Tags: Iraq, Neocons, War, Jim Baker, Iraq Study Group
But it is the holidays, and playing games of What It All Means is a tradition. In olden times before color TV, PETA and cute animal merchandizing icons, a priest would grab a small varmint and seek to divine outcomes via entrails. Villagers would nod at it all, mutter and retire to the market. Good in theory but too messy. That's out. Turning on “The Situation Room” and its kin is just too grim. So we will have to just share our own thoughts. Here goes:

First, we believe the Administration is still capable of surprise. November 7th, the ISG, 21% approval ratings, Maliki, etc. notwithstanding, the Administration's fundamental radicalism remains unchanged. (Rumsfeld was only an ancillary part of it). Recall that they started office with at least 1/2 the country believing they were illegitimate and another 25% uncertain. It didn't matter. Today, even with a Democratic Congress, it may be adjustment rather than change. A government of pragmatism and execution requires accumulation of facts, formal policy review mechanisms, etc. — all antithetical to a political Movement in power. Bush and Cheney both know that such a formalized and transparent (at least to itself) government would be the death knell of their essential political personas.
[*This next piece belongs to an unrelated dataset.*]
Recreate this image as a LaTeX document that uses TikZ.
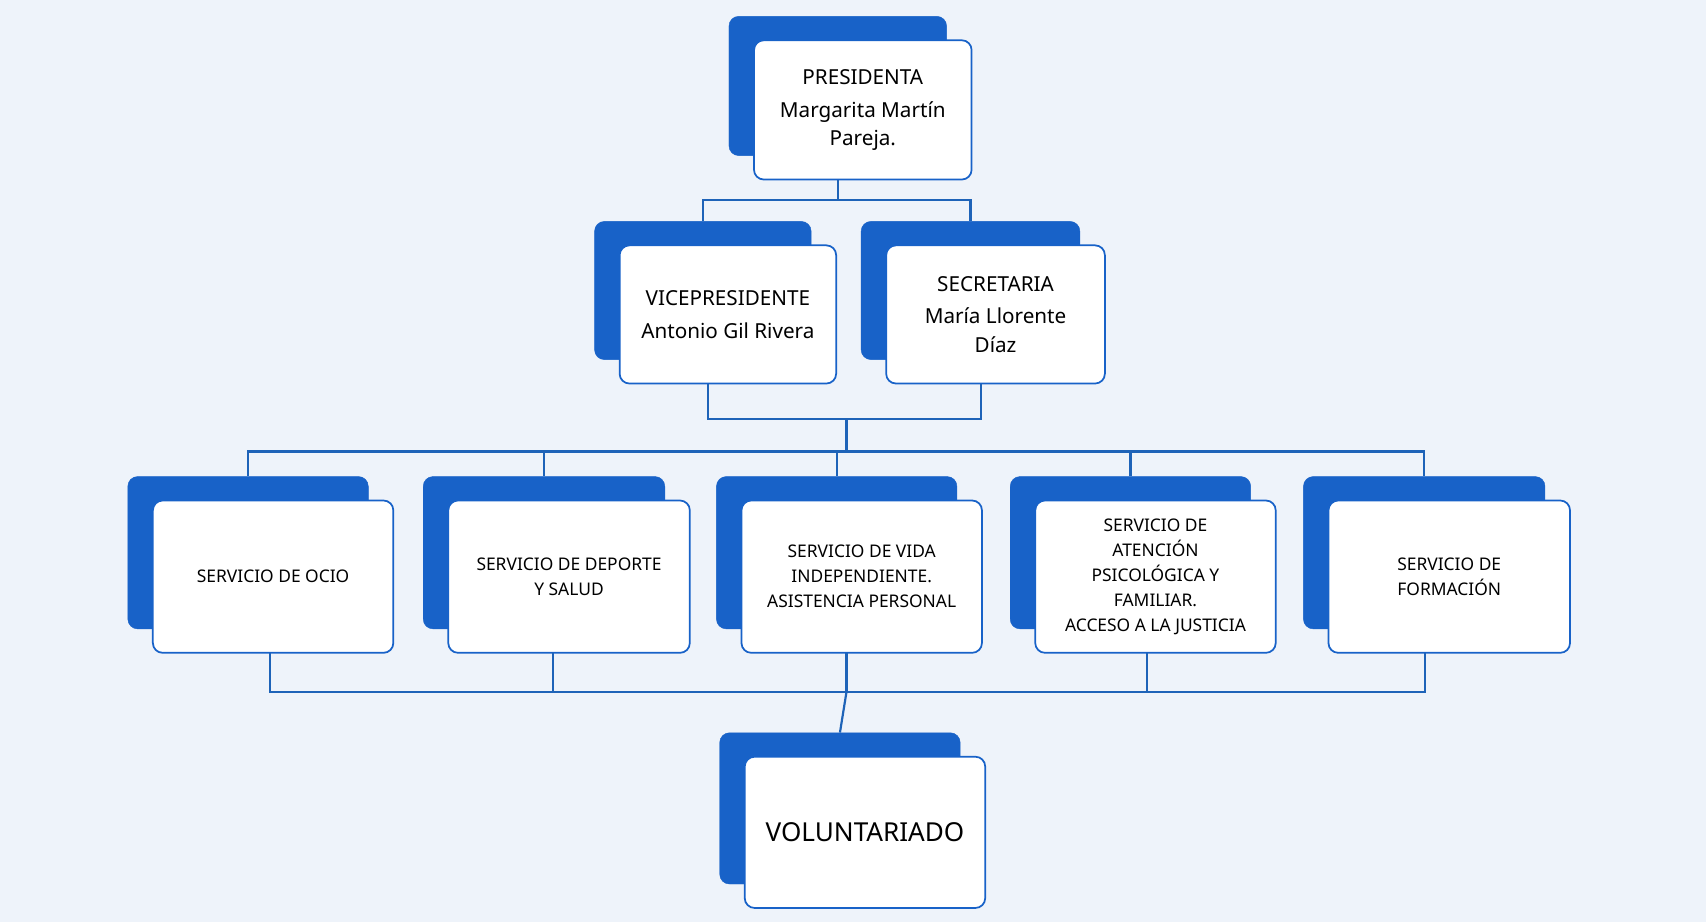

Second, we have heard rumors from a highly knowledgeable source that the NSC itself recently convened/sponsored a simple war game exercise. Participants were drafted from the usual suspect Think Tanks. The purpse of the exercise as told to the Stiftung was to play out strikes and military options on Iran. We don't know anymore than we were told, i.e. did SAIC or someone run it, was it done in house, or if actually transpired. We are running it down and actually curious to see who was Red and Blue, etc. For some reason we have to smile thinking someone at some point would have to demand a do over. The military option on Iran we believe — regardless of this report — to be very much alive internally. This will have implications for ISG recommendations.
Third, regarding the abrupt resignnation of the Saudi ambassador and his return back to Saudi Arabia: everyone is talking out of their butt right now.
The initial take was that internal Saudi royal family matters drove events more than our American tragi-comic theater. A second wave of speculation driven by Turki partisans (and let's be candid, suck ups) are claiming Bandar was too jealous of his standing here. One thing we can be sure: a veteran like Turki did not suddenly wake up and scream realizing that the House of Saud mortgaged their futures to a bunch of incompetents. He's been hip to that by 2004 at the latest. Which is to say that we do not expect it had anything to do with a “Shia Tilt” in Iraq ala “pick sides” — at least not right away.
No question as we have written before that Wurmser and others in EOVP and on the NSC want to overthrow the House of Saud badly. They continue to push the choose the Shia option internally according to the New York Times. A grand alliance with purple fingered Shia grateful to Uncle Sam was their preferred means. But we suspect in the end, having to choose between a nuclear Iran and the House of Saud, only one of them holds conferences denying the holocaust. And that one would utltimately control a Shia Iraq and Hezbollah. Easy choice.
As for the recommendations in the ISG, sadly we don't think it matters overall. Even if adopted, this crowd is not competent enough to execute them. We will get more money and talk about training, embedding and a regional conference or maybe two. It won't make any difference. We expect in Gerson's own words, Bush will reap the whirlwind, and so will we.